Some of the school’s more notable alumni seem to have taken that advice to heart. Alan K. Simpson, for example, the widely admired former Republican senator from Wyoming; Daniel Ellsberg, the widely admired whistle blower who leaked the Pentagon Papers, as a matter of conscience, to The New York Times and Washington Post; Pete Dawkins, the widely admired West Point soldier -scholar – athlete who won the Heisman Trophy; and now, of course, Mitt Romney, the only Republican who knew the difference between right and wrong and had the courage to vote his convictions.
We owe Mitt our gratitude because he willingly became the first casualty of the war we’re all going to have to fight, between now and next January, to save the country from the most venal, power hungry and corrupt president in our history.
If I’m not mistaken, I think I heard Mitt paraphrase “Aim High” when he told his colleagues that he “will tell my children and their children that I did my duty to the best of my ability, believing that my country (and Cranbrook?) expected it of me.”
For what he did this week, history will give him a bronze star for bravery under fire.
But that won’t save the country.
To do that, he’ll need to aim higher still—doing all he can to drain the Swamp before it overflows, drowning us all in the president’s dirty water.
Lenin died in 1924 but it wasn’t until 1932 that Stalin felt secure enough to decree that, henceforth, his favorite genre of painting, Socialist Realism, would be the official style of the Soviet state.
It took Our Leader less than 24 hours after his non-conviction vote in the Senate to have his White House minions unveil a draft of what they call the “Making Federal Buildings Beautiful Again” executive order.
If he signs it next month, as they said he might, it would “establish a classical style, inspired by Greek and Roman architecture, as the default for federal buildings in Washington and many throughout the country, discouraging modern design,” according to Thursday’s New York Times.

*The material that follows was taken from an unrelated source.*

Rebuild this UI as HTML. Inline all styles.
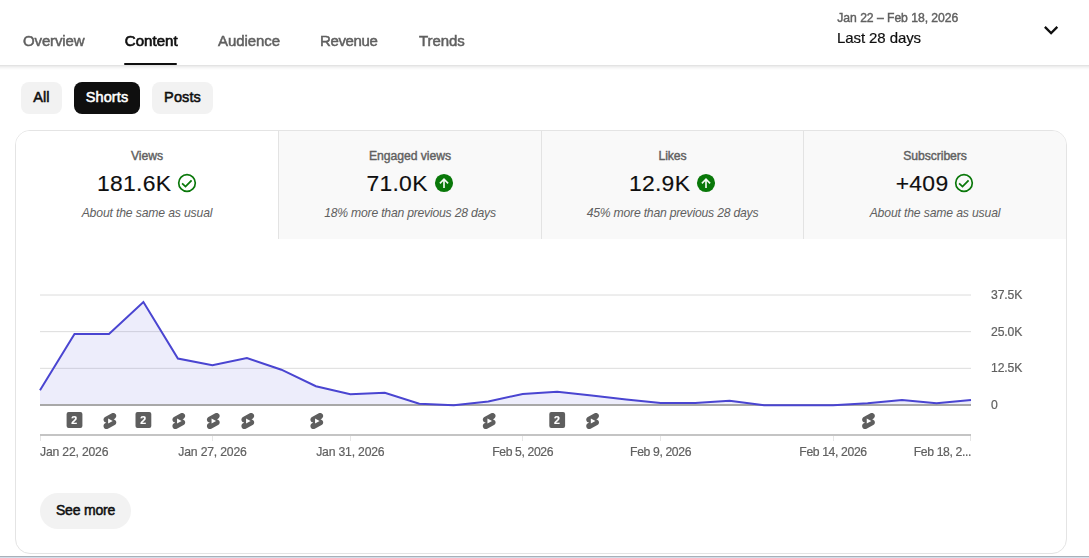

Needless to say, the proposed order has caused an uproar among the nation’s architects. Roger K. Lewis, a professor emeritus of architecture at the University of Maryland, called the order “a complete constraint on freedom of expression.” While there are still pockets of 1st Amendment supporters around the country, Lewis’ freedom of expression argument is unlikely to sway Trump.
For its part, the American Institute of Architects issued a statement opposing the proposed order on the grounds that AIA is opposed to “uniform style mandates” of any kind. Expressed in legalize, AIA’s opposition to “uniform style mandates” suggests the architects are preparing to file suit against the order once it’s signed.
Although it can’t be said that many federal buildings are architectural gems, much less important masterpieces, forcing architects to design buildings in a cookie-cutter style decreed by Trump seems likely to make new federal buildings worse, not better.
One White House source told The Swamp the architects needn’t worry. The draft executive order for designing future federal buildings is just one of several Our Leader ordered after a friend at Mar-a-Lago explained to him who Stalin was and what he did to punish his enemies and consolidate power in the 1930s.
This source said Our Leader is much more interested in purging the FBI and holding show trials to remove Speaker Pelosi and Chairman Schiff than he is in the design of federal buildings. “He probably won’t get to that until his third term in 2025 or 2026,” our source said.